Data shown:

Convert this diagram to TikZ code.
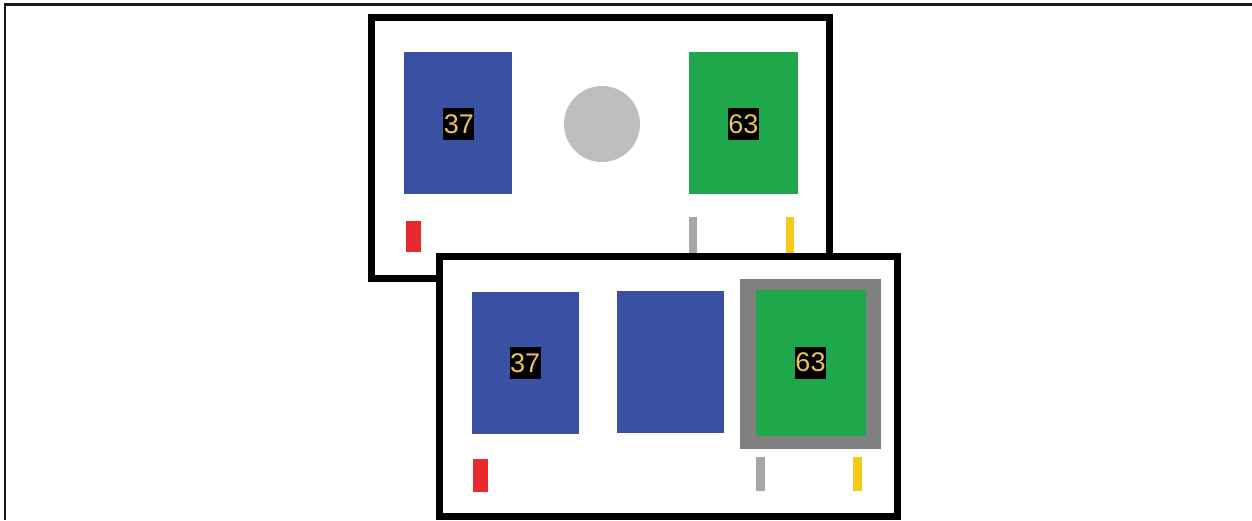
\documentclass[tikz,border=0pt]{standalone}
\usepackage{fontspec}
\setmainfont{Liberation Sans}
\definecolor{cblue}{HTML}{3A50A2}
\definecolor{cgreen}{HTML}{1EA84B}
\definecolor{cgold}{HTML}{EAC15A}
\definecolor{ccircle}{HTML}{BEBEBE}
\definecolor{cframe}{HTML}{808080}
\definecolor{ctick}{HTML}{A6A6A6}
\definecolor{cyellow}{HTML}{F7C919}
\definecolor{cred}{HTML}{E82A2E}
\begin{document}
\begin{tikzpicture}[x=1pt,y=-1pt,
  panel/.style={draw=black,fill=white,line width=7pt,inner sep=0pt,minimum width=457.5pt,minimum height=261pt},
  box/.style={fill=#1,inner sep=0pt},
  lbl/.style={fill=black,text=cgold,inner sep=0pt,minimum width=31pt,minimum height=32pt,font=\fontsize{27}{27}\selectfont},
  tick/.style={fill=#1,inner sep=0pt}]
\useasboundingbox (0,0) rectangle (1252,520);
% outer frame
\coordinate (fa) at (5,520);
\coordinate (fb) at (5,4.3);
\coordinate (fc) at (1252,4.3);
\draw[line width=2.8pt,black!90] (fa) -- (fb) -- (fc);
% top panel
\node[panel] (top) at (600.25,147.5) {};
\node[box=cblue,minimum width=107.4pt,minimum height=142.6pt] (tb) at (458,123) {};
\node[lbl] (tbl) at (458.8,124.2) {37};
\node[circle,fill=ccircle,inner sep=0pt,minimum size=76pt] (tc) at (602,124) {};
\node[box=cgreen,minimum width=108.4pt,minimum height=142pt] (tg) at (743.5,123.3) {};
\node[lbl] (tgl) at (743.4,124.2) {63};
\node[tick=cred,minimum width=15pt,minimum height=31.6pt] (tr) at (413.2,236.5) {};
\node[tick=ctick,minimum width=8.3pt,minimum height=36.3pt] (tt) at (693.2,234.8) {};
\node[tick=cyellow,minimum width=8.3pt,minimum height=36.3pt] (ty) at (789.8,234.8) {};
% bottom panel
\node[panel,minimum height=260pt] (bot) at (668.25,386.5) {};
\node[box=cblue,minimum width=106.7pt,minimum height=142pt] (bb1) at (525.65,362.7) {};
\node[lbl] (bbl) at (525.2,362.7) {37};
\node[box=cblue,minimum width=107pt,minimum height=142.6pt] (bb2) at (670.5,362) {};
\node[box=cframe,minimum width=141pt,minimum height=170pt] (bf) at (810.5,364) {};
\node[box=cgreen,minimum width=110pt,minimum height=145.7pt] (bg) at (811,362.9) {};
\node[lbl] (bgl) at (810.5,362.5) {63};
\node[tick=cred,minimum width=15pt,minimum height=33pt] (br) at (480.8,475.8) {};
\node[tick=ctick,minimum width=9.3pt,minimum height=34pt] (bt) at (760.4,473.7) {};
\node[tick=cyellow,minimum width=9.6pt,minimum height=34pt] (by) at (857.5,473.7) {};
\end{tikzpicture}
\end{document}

Description of the task: Take the listing above and print it exactly, apart from the pictures.

Output of the exercise:
Convert this diagram to TikZ code.
\documentclass[tikz,border=0pt]{standalone}
\usepackage{fontspec}
\setmainfont{Liberation Sans}
\definecolor{cblue}{HTML}{3A50A2}
\definecolor{cgreen}{HTML}{1EA84B}
\definecolor{cgold}{HTML}{EAC15A}
\definecolor{ccircle}{HTML}{BEBEBE}
\definecolor{cframe}{HTML}{808080}
\definecolor{ctick}{HTML}{A6A6A6}
\definecolor{cyellow}{HTML}{F7C919}
\definecolor{cred}{HTML}{E82A2E}
\begin{document}
\begin{tikzpicture}[x=1pt,y=-1pt,
  panel/.style={draw=black,fill=white,line width=7pt,inner sep=0pt,minimum width=457.5pt,minimum height=261pt},
  box/.style={fill=#1,inner sep=0pt},
  lbl/.style={fill=black,text=cgold,inner sep=0pt,minimum width=31pt,minimum height=32pt,font=\fontsize{27}{27}\selectfont},
  tick/.style={fill=#1,inner sep=0pt}]
\useasboundingbox (0,0) rectangle (1252,520);
% outer frame
\coordinate (fa) at (5,520);
\coordinate (fb) at (5,4.3);
\coordinate (fc) at (1252,4.3);
\draw[line width=2.8pt,black!90] (fa) -- (fb) -- (fc);
% top panel
\node[panel] (top) at (600.25,147.5) {};
\node[box=cblue,minimum width=107.4pt,minimum height=142.6pt] (tb) at (458,123) {};
\node[lbl] (tbl) at (458.8,124.2) {37};
\node[circle,fill=ccircle,inner sep=0pt,minimum size=76pt] (tc) at (602,124) {};
\node[box=cgreen,minimum width=108.4pt,minimum height=142pt] (tg) at (743.5,123.3) {};
\node[lbl] (tgl) at (743.4,124.2) {63};
\node[tick=cred,minimum width=15pt,minimum height=31.6pt] (tr) at (413.2,236.5) {};
\node[tick=ctick,minimum width=8.3pt,minimum height=36.3pt] (tt) at (693.2,234.8) {};
\node[tick=cyellow,minimum width=8.3pt,minimum height=36.3pt] (ty) at (789.8,234.8) {};
% bottom panel
\node[panel,minimum height=260pt] (bot) at (668.25,386.5) {};
\node[box=cblue,minimum width=106.7pt,minimum height=142pt] (bb1) at (525.65,362.7) {};
\node[lbl] (bbl) at (525.2,362.7) {37};
\node[box=cblue,minimum width=107pt,minimum height=142.6pt] (bb2) at (670.5,362) {};
\node[box=cframe,minimum width=141pt,minimum height=170pt] (bf) at (810.5,364) {};
\node[box=cgreen,minimum width=110pt,minimum height=145.7pt] (bg) at (811,362.9) {};
\node[lbl] (bgl) at (810.5,362.5) {63};
\node[tick=cred,minimum width=15pt,minimum height=33pt] (br) at (480.8,475.8) {};
\node[tick=ctick,minimum width=9.3pt,minimum height=34pt] (bt) at (760.4,473.7) {};
\node[tick=cyellow,minimum width=9.6pt,minimum height=34pt] (by) at (857.5,473.7) {};
\end{tikzpicture}
\end{document}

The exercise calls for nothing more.